WHAT TO WORK ON: Please write out the lines of the data exactly, beginning with the first and ending with the line containing "const yTicks = [0, 10, 20, 30, 40];"; leave the pictures behind.

GIVEN INFORMATION:

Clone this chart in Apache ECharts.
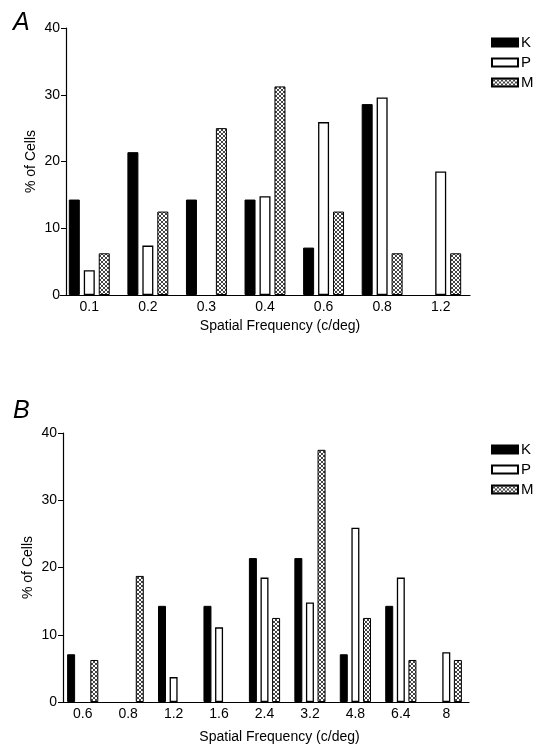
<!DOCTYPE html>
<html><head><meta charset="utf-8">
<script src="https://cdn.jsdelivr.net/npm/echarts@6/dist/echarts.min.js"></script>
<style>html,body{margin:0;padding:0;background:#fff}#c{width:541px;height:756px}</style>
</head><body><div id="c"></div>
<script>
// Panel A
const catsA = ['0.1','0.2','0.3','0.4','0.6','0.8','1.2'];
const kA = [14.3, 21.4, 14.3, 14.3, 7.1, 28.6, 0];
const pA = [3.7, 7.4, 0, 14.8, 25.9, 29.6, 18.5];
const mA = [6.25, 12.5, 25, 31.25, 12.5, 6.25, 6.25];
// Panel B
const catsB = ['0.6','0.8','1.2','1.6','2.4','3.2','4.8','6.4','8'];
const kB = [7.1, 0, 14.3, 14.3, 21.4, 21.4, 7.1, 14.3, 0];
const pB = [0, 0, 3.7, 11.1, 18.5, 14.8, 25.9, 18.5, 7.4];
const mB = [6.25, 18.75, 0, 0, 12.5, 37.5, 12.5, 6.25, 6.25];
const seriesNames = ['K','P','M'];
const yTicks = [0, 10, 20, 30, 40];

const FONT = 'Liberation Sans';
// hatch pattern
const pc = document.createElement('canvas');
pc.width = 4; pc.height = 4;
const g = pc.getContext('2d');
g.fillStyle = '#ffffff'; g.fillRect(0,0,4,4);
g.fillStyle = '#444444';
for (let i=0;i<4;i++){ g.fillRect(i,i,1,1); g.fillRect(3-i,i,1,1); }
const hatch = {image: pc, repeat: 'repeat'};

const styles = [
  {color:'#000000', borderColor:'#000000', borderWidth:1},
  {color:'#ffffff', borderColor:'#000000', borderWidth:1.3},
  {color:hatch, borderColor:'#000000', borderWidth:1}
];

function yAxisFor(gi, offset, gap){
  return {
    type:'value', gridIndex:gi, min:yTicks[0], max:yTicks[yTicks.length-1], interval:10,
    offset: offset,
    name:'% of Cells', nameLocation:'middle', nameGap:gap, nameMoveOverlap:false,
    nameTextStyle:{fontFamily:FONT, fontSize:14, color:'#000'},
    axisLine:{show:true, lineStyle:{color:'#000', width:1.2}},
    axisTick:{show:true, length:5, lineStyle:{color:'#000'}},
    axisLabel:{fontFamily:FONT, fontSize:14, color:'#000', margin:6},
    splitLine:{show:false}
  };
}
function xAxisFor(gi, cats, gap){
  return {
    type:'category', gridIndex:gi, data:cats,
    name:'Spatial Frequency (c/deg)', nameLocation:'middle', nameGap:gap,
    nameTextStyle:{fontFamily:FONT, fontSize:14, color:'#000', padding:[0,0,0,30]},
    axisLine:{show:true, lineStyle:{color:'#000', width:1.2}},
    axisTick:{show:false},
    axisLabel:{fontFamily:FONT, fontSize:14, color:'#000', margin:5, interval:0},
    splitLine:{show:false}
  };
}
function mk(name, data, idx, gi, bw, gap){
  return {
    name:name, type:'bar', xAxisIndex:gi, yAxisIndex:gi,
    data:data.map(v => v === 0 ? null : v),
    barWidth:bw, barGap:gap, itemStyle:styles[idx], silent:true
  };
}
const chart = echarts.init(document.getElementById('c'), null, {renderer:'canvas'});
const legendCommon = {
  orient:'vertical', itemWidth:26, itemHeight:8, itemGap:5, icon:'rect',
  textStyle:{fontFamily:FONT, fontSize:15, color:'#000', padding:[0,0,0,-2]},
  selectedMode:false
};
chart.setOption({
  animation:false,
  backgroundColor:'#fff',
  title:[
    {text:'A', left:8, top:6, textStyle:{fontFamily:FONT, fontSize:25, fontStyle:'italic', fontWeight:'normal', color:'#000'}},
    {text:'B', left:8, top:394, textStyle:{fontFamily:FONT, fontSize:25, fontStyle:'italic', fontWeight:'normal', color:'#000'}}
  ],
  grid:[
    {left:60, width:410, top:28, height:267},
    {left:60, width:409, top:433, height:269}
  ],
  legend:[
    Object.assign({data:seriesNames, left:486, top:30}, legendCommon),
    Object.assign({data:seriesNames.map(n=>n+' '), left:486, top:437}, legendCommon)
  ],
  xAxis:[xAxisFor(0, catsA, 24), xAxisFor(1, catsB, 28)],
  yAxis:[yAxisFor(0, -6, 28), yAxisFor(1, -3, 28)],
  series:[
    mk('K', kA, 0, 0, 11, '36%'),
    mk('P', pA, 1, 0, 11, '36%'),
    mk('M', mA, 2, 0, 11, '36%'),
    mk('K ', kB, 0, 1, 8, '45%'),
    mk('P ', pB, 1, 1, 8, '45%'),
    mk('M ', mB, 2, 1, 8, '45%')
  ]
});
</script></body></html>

EXERCISE OUTPUT:
Clone this chart in Apache ECharts.
<!DOCTYPE html>
<html><head><meta charset="utf-8">
<script src="https://cdn.jsdelivr.net/npm/echarts@6/dist/echarts.min.js"></script>
<style>html,body{margin:0;padding:0;background:#fff}#c{width:541px;height:756px}</style>
</head><body><div id="c"></div>
<script>
// Panel A
const catsA = ['0.1','0.2','0.3','0.4','0.6','0.8','1.2'];
const kA = [14.3, 21.4, 14.3, 14.3, 7.1, 28.6, 0];
const pA = [3.7, 7.4, 0, 14.8, 25.9, 29.6, 18.5];
const mA = [6.25, 12.5, 25, 31.25, 12.5, 6.25, 6.25];
// Panel B
const catsB = ['0.6','0.8','1.2','1.6','2.4','3.2','4.8','6.4','8'];
const kB = [7.1, 0, 14.3, 14.3, 21.4, 21.4, 7.1, 14.3, 0];
const pB = [0, 0, 3.7, 11.1, 18.5, 14.8, 25.9, 18.5, 7.4];
const mB = [6.25, 18.75, 0, 0, 12.5, 37.5, 12.5, 6.25, 6.25];
const seriesNames = ['K','P','M'];
const yTicks = [0, 10, 20, 30, 40];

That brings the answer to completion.